A par dos sábios, são os poetas que gostam de ser guiados por estrelas. Assim aconteceu ao compositor e cantor belga Jacques Brel, para quem a festa se faz com música e poesia, mesmo – ou mais ainda – quando a dor imensa prevalece na linha do horizonte visível. Por isso é menos tranquila, mas não menos lúcida, a composição que fala do astro-guia dos três Sábios do Oriente. Qual Mago do século das duas Guerras Mundiais e dos totalitarismos mais mortíferos, Brel ousou pedir uma estrela capaz de iluminar uma vida: 


«Sonhar um sonho impossível / carregar a dor das partidas / 
arder de uma qualquer febre/ partir para onde ninguém parte/ 
amar até à laceração/ amar, mesmo em excesso, mesmo mal/ 
tentar, sem força nem armadura,/ alcançar a inacessível estrela./
ESTA É A MINHA DEMANDA: 
SEGUIR A ESTRELA».

Como é habitual na estrela dos poetas, também a de Brel conduz ao amor na versão mais elevada, pelo que corresponde ao maior sonho do ser humano. Será impossível?... Nesse amor encontrou o Cardeal-poeta José Tolentino Mendonça a síntese do Natal: «Amou-nos tanto que nos deu o Seu próprio Filho. O milagre do Natal assenta sobre este dom absoluto, que nos faz perceber que só somos na medida em que nos damos.»

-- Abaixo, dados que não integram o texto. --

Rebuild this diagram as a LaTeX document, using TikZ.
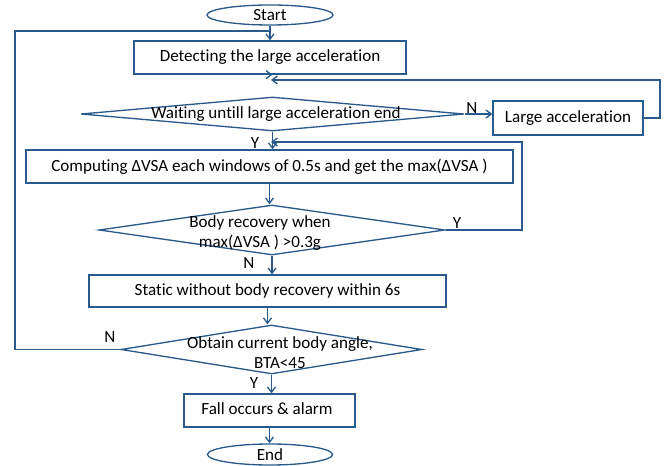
\documentclass[tikz,border=0pt]{standalone}
\usepackage{fontspec}
\setmainfont[Ligatures=NoCommon]{Carlito}
\usetikzlibrary{shapes.geometric,arrows.meta}
\definecolor{lc}{HTML}{2A5A8C}
\begin{document}
\begin{tikzpicture}[x=0.75pt,y=-0.75pt,
  font=\fontsize{12.8}{15}\selectfont,
  line width=1pt,
  boxnode/.style={draw=lc,rectangle,inner sep=0pt},
  termnode/.style={draw=lc,ellipse,inner sep=0pt},
  decnode/.style={draw=lc,diamond,inner sep=0pt,aspect=1},
  txt/.style={inner sep=0pt,align=center},
  lbl/.style={inner sep=0pt},
  conn/.style={draw=lc,-{Straight Barb[length=4pt,width=6pt]}},
  lin/.style={draw=lc}]
\useasboundingbox (0,0) rectangle (664,466);
\node[termnode,minimum width=94.5pt,minimum height=15pt] (start) at (270,15) {Start};
\node[boxnode,minimum width=204pt,minimum height=24.75pt] (detect) at (270,57.5) {Detecting the large acceleration};
\node[decnode,minimum width=287.25pt,minimum height=25.5pt] (d1) at (272.5,114) {};
\node[txt] (d1t) at (276,114) {Waiting untill large acceleration end};
\node[boxnode,minimum width=112.5pt,minimum height=25.5pt] (la) at (568,118) {Large acceleration};
\node[boxnode,minimum width=365.25pt,minimum height=24.75pt] (comp) at (269.5,166.5) {Computing ΔVSA each windows of 0.5s and get the max(ΔVSA )};
\node[decnode,minimum width=259.5pt,minimum height=37.5pt] (d2) at (272,230) {};
\node[txt] (d2t) at (260,233) {Body recovery when\\[0pt]max(ΔVSA ) >0.3g};
\node[boxnode,minimum width=267.75pt,minimum height=24pt] (static) at (267.5,291) {Static without body recovery within 6s};
\node[decnode,minimum width=225.75pt,minimum height=36.75pt] (d3) at (271.5,349.5) {};
\node[txt] (d3t) at (280,353) {Obtain current body angle,\\[0pt]BTA<45};
\node[boxnode,minimum width=128.25pt,minimum height=24.75pt] (fall) at (269.5,410.5) {};
\node[txt] (fallt) at (267,409) {Fall occurs \& alarm};
\node[termnode,minimum width=93.75pt,minimum height=15.75pt] (end) at (270,454.5) {End};

\coordinate (j1) at (270,31);
\coordinate (lc1) at (15,31);
\coordinate (j2) at (271,80);
\coordinate (rc2) at (660,80);
\coordinate (j3) at (271,142);
\coordinate (rc3) at (522,142);

\draw[conn] (start.south) -- (start.south |- detect.north);
\draw[lin] (d3.west) -| (lc1) -- (j1);
\draw[conn] (detect.south) -- (detect.south -| d1.north) ;
\draw[conn] (d1.east) -- (la.west |- d1.east);
\draw[conn] (la.east) -| (rc2) -- (j2);
\draw[conn] (d1.south) -- (d1.south |- comp.north);
\draw[conn] (d2.east) -| (rc3) -- (j3);
\draw[conn] (comp.south) -- (comp.south |- d2.north);
\draw[conn] (d2.south) -- (d2.south |- static.north);
\draw[conn] (static.south) -- (static.south |- d3.north);
\draw[conn] (d3.south) -- (d3.south |- fall.north);
\draw[conn] (fall.south) -- (fall.south |- end.north);

\node[lbl] (n1) at (472,108) {N};
\node[lbl] (y1) at (255,143) {Y};
\node[lbl] (y2) at (457,223) {Y};
\node[lbl] (n2) at (249,263) {N};
\node[lbl] (n3) at (110,337) {N};
\node[lbl] (y3) at (254,383) {Y};
\end{tikzpicture}
\end{document}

No mesmo sentido, um escritor norte-americano do século XIX, Henry van Dyke, criou a lenda do Quarto Rei Mago («The other Wise Man», publicada em 1895), chamado Artaban, que viu e reconheceu a estrela que impressionara Gaspar, Melchior e Baltasar. Juntou pedras preciosas e uma pérola extraordinária para servirem de presente ao soberano de todas as gerações. No caminho, cruzou-se com indigentes, a quem acudiu com o dinheiro da safira. Só que essa demora, fê-lo perder o cortejo dos três. A viagem sozinho foi mais atribulada, pelo que chegou demasiado tarde a Belém. O Menino já tinha fugido para o Egipto. Artaban tentou ir-lhe no encalce, em vão. Mas continuou a deparar-se com gente em engulhos, que pôde socorrer vendendo o rúbi. Após três décadas de buscas infrutíferas pelo Menino, apanhou-se em Jerusalém na Páscoa do ano 33. Mal entrou na cidade, viu uma pobre camponesa, em vias de ser escrava. Resolveu resgatá-la com a última preciosidade do seu presente-tesouro: uma pérola esplendorosa. Depois, foi arrastado por uma multidão, que se encaminhava para o monte calvário, onde três condenados iriam ser crucificados. Na confusão da turbamulta, acabou fulminado por uma telha pesada, que escorregou de um telhado para onde tinham trepado uns mirones. Mesmo antes de sucumbir, sentindo que falhara no principal, ouviu uma voz segredar-lhe: «Vem, bendito de meu Pai, (…) porque tive fome, e deste-me de comer; tive sede, e deste-me de beber; (…). (Q)uando o fizeste a um dos meus irmãos mais pequenos, a Mim o fizeste.». Artaban fechou os olhos com um sorriso radioso, pois o Rei que buscara toda a vida, tinha vindo ao seu encontro. 

Um dos pormenores curiosos da estória de van Dyke tem a ver com a origem da narrativa, que sempre considerou um presente de Natal, daqueles que não cabem em embrulhos: «I do not know where this little story came from--out of the air, perhaps. One thing is certain, it is not written in any other book, nor is it to be found among the ancient lore of the East. And yet I have never felt as if it were my own. It was a gift, and it seemed to me as if I knew the Giver.» Hollywood e a Broadway adaptaram o argumento para filmes e peças de teatro, onde é uma constante o Quarto Mago ser uma figura em aberto, clamada por quem mais precisa, época-a-época, chamando-nos… 

Um tempo novo, inaugurado durante a época festiva começada na noite mais estrelada da história, favorece um futuro benigno, com possibilidade de luz, para lá das nuvens que, eventualmente, ensombrem o horizonte mais próximo. Possa este fogo de artifício ecológico, da autoria da artista de Berlim, Sarah Illenberger, servir de metáfora às mil formas de pontilharmos de esperança cada dia de 2022!  Feliz Dia de Reis.